--- Input data ---

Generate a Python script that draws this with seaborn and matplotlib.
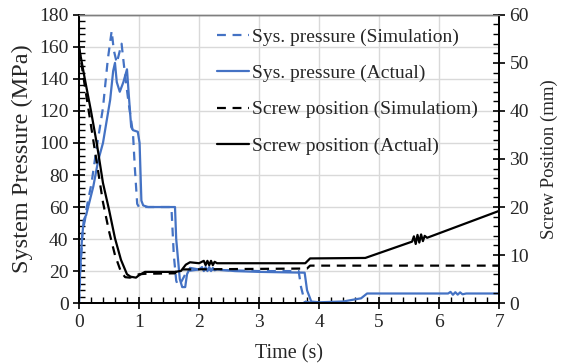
import numpy as np
import pandas as pd
import matplotlib
matplotlib.use("Agg")
import matplotlib.pyplot as plt
from matplotlib.ticker import MultipleLocator
import seaborn as sns

# Measured / simulated injection cycle traces
t_p_sim = [0.0, 0.03, 0.06, 0.10, 0.13, 0.21, 0.29, 0.35, 0.40, 0.48, 0.545, 0.58, 0.63,
           0.71, 0.76, 0.82, 0.90, 0.93, 0.97, 1.00, 1.54, 1.58, 1.62, 1.65, 1.70, 1.80,
           2.00, 3.00, 3.66, 3.70, 3.76, 3.90, 7.00]
p_sim = [0, 25, 45, 52, 60, 75, 96, 110, 122, 152, 170, 158, 150,
         162, 145, 127, 106, 85, 62, 60, 60, 30, 14, 11, 13, 20,
         21, 20, 20, 10, 1, 0, 0]

t_p_act = [0.0, 0.02, 0.05, 0.08, 0.12, 0.18, 0.24, 0.32, 0.40, 0.52, 0.57, 0.60, 0.63,
           0.68, 0.74, 0.80, 0.83, 0.87, 0.90, 0.98, 1.01, 1.04, 1.07, 1.15, 1.60, 1.62,
           1.68, 1.72, 1.77, 1.80, 1.85, 2.00, 2.05, 2.08, 2.11, 2.14, 2.17, 2.20, 2.23,
           2.26, 2.30, 2.60, 3.00, 3.76, 3.80, 3.87, 4.00, 4.40, 4.70, 4.80,
           6.15, 6.19, 6.23, 6.27, 6.31, 6.35, 6.39, 6.45, 7.00]
p_act = [0, 20, 40, 52, 55, 64, 73, 89, 100, 127, 145, 150, 138,
         132, 138, 146, 130, 110, 108, 107, 100, 64, 61, 60, 60, 40,
         15, 10, 10, 18, 22, 21, 22.5, 20, 22.5, 20, 22.5, 20, 22,
         20.5, 21, 20, 19.5, 19, 8, 1, 0.5, 1, 3, 6,
         6, 7, 5.2, 6.8, 5.3, 6.7, 5.5, 6, 6]

t_s_sim = [0.0, 0.10, 0.20, 0.30, 0.40, 0.50, 0.60, 0.70, 0.77, 0.85, 1.00, 1.10, 1.60,
           1.65, 3.80, 3.85, 7.00]
s_sim = [53.3, 45.0, 37.0, 29.0, 21.0, 15.0, 10.0, 6.5, 5.4, 5.3, 6.0, 6.1, 6.2,
         7.0, 7.2, 7.8, 7.8]

t_s_act = [0.0, 0.10, 0.20, 0.30, 0.40, 0.50, 0.60, 0.70, 0.80, 0.86, 0.95, 1.00, 1.10,
           1.60, 1.70, 1.78, 1.85, 2.00, 2.08, 2.11, 2.14, 2.17, 2.20, 2.23, 2.26, 2.30,
           3.77, 3.85, 4.77, 5.55, 5.58, 5.61, 5.64, 5.67, 5.70, 5.73, 5.76, 5.80, 7.00]
s_act = [53.3, 46.5, 40.0, 33.0, 25.0, 19.5, 13.5, 9.0, 6.0, 5.5, 5.3, 5.8, 6.5,
         6.5, 6.7, 8.0, 8.5, 8.3, 8.8, 7.9, 8.8, 7.9, 8.8, 7.9, 8.6, 8.3,
         8.3, 9.3, 9.4, 12.8, 13.9, 12.3, 14.2, 12.6, 14.3, 12.9, 14.0, 13.6, 19.2]

series_labels = ["Sys. pressure (Simulation)", "Sys. pressure (Actual)",
                 "Screw position (Simulatiom)", "Screw position (Actual)"]

blue = "#4472C4"

sns.set_theme(style="white")
plt.rcParams["font.family"] = ["Liberation Serif", "DejaVu Serif"]
plt.rcParams["font.size"] = 14

fig = plt.figure(figsize=(5.64, 3.63), dpi=100)
ax = fig.add_axes([0.140, 0.165, 0.745, 0.794])
ax2 = ax.twinx()

ax.grid(True, which="major", color="#d9d9d9", linewidth=1.0)
ax.set_axisbelow(True)

sns.lineplot(x=t_p_sim, y=p_sim, ax=ax, color=blue, linewidth=1.6, estimator=None,
             linestyle=(0, (4, 3)), label=series_labels[0])
sns.lineplot(x=t_p_act, y=p_act, ax=ax, color=blue, linewidth=1.6, estimator=None,
             label=series_labels[1])
sns.lineplot(x=t_s_sim, y=s_sim, ax=ax2, color="black", linewidth=1.6, estimator=None,
             linestyle=(0, (4, 3)), label=series_labels[2])
sns.lineplot(x=t_s_act, y=s_act, ax=ax2, color="black", linewidth=1.6, estimator=None,
             label=series_labels[3])

ax.set_xlim(0, 7)
ax.set_ylim(0, 180)
ax2.set_ylim(0, 60)
ax.xaxis.set_major_locator(MultipleLocator(1))
ax.xaxis.set_minor_locator(MultipleLocator(0.2))
ax.yaxis.set_major_locator(MultipleLocator(20))
ax.yaxis.set_minor_locator(MultipleLocator(4))
ax2.yaxis.set_major_locator(MultipleLocator(10))
ax2.yaxis.set_minor_locator(MultipleLocator(2))

for a in (ax, ax2):
    a.tick_params(which="major", direction="inout", length=9, width=1.2, color="black",
                  labelsize=14, pad=3)
    a.tick_params(which="minor", direction="in", length=4.5, width=1.0, color="black")
    for s in a.spines.values():
        s.set_color("black")
        s.set_linewidth(1.3)
    a.spines["top"].set_color("#7f7f7f")
    a.spines["top"].set_linewidth(1.0)
ax.tick_params(axis="y", which="both", right=False)
ax2.tick_params(axis="y", which="both", left=False)
ax.tick_params(axis="x", which="both", bottom=True, top=False)
ax.tick_params(axis="y", which="both", left=True)
ax2.tick_params(axis="y", which="both", right=True)

ax.set_xlabel("Time (s)", fontsize=14.5, labelpad=10)
ax.set_ylabel("System Pressure (MPa)", fontsize=17.5, labelpad=4)
ax2.set_ylabel("Screw Position (mm)", fontsize=13.5, labelpad=8)

h1, l1 = ax.get_legend_handles_labels()
h2, l2 = ax2.get_legend_handles_labels()
ax.get_legend().remove()
ax2.get_legend().remove()
ax2.legend(h1 + h2, l1 + l2, loc="upper left", bbox_to_anchor=(0.295, 1.0),
           frameon=False, fontsize=14, handlelength=1.65, handletextpad=0.15,
           labelspacing=0.95, borderpad=0.2)

fig.savefig("out.png", dpi=100, facecolor="white")
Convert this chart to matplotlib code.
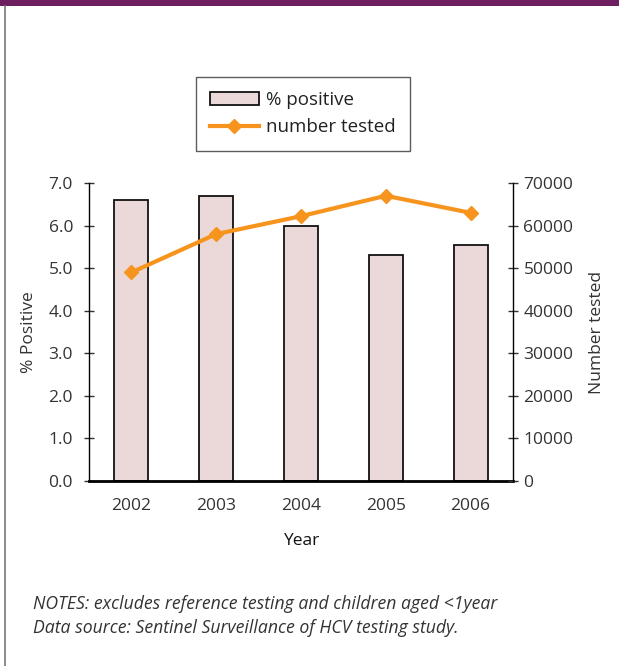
import numpy as np
import matplotlib
matplotlib.use('Agg')
import matplotlib.pyplot as plt
from matplotlib.lines import Line2D
from matplotlib.patches import Rectangle

plt.rcParams['font.family'] = ['Open Sans', 'DejaVu Sans']

years = ['2002', '2003', '2004', '2005', '2006']
pct_positive = [6.6, 6.7, 6.0, 5.3, 5.55]
number_tested = [49000, 58000, 62200, 67000, 63000]

bar_color = '#ebd9d9'
line_color = '#f7941d'
text_color = '#333333'

fig = plt.figure(figsize=(6.19, 6.66), dpi=100)

# purple band on top and grey border on the left
fig.add_artist(Rectangle((0, 1 - 6 / 666), 1, 6 / 666, transform=fig.transFigure,
                         color='#6e1f5f', lw=0))
fig.add_artist(Line2D([4.5 / 619, 4.5 / 619], [0, 1 - 6 / 666], transform=fig.transFigure,
                      color='#777777', lw=1.2))

ax = fig.add_axes([89 / 619, 1 - 481 / 666, 424 / 619, 298 / 666])
x = np.arange(len(years))
bars = ax.bar(x, pct_positive, width=0.4, color=bar_color, edgecolor='#111111',
              linewidth=1.3, label='% positive', zorder=2)
ax.set_xlim(-0.5, 4.5)
ax.set_ylim(0, 7)
ax.set_yticks(np.arange(0, 7.1, 1.0))
ax.set_yticklabels(['{:.1f}'.format(v) for v in np.arange(0, 7.1, 1.0)])
ax.set_xticks(x)
ax.set_xticklabels(years)
ax.tick_params(axis='x', length=0, pad=12, labelsize=12.5, colors=text_color)
ax.tick_params(axis='y', direction='inout', length=7, width=1, labelsize=12.5,
               colors=text_color, pad=8)
ax.spines['top'].set_visible(False)
ax.spines['right'].set_visible(False)
ax.spines['bottom'].set_linewidth(2)
ax.spines['left'].set_linewidth(1)
ax.set_ylabel('% Positive', fontsize=12.5, color=text_color, labelpad=8)
ax.set_xlabel('Year', fontsize=12.5, color='#111111', labelpad=14)

ax1 = ax.twinx()
line, = ax1.plot(x, number_tested, color=line_color, lw=3, marker='D', markersize=7,
                 label='number tested', zorder=3)
ax1.set_ylim(0, 70000)
ax1.set_yticks(np.arange(0, 70001, 10000))
ax1.tick_params(axis='y', direction='inout', length=7, width=1, labelsize=12.5,
                colors=text_color, pad=4)
ax1.spines['top'].set_visible(False)
ax1.spines['left'].set_visible(False)
ax1.spines['bottom'].set_visible(False)
ax1.spines['right'].set_linewidth(1)
ax1.set_ylabel('Number tested', fontsize=12.5, color=text_color, labelpad=11)

leg = fig.legend([bars, line], ['% positive', 'number tested'],
                 loc='upper left', bbox_to_anchor=(196 / 619, 1 - 77 / 666),
                 borderaxespad=0, fontsize=13.5, frameon=True, fancybox=False,
                 edgecolor='#333333', handlelength=2.6, handletextpad=0.4,
                 borderpad=0.75, labelspacing=0.5)
leg.get_frame().set_linewidth(1)
for t in leg.get_texts():
    t.set_color('#222222')

fig.text(33 / 619, 1 - 604 / 666, 'NOTES: excludes reference testing and children aged <1year',
         fontsize=12.7, style='italic', color=text_color, va='center')
fig.text(33 / 619, 1 - 628 / 666, 'Data source: Sentinel Surveillance of HCV testing study.',
         fontsize=12.7, style='italic', color=text_color, va='center')

fig.savefig('out.png', dpi=100)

---

_Your task_:
Pictures are excluded: retype only the lines from the beginning of the listing above through the line with "import seaborn as sns", both included.

_Written reply_:
Generate a Python script that draws this with seaborn and matplotlib.
import numpy as np
import pandas as pd
import matplotlib
matplotlib.use("Agg")
import matplotlib.pyplot as plt
from matplotlib.ticker import MultipleLocator
import seaborn as sns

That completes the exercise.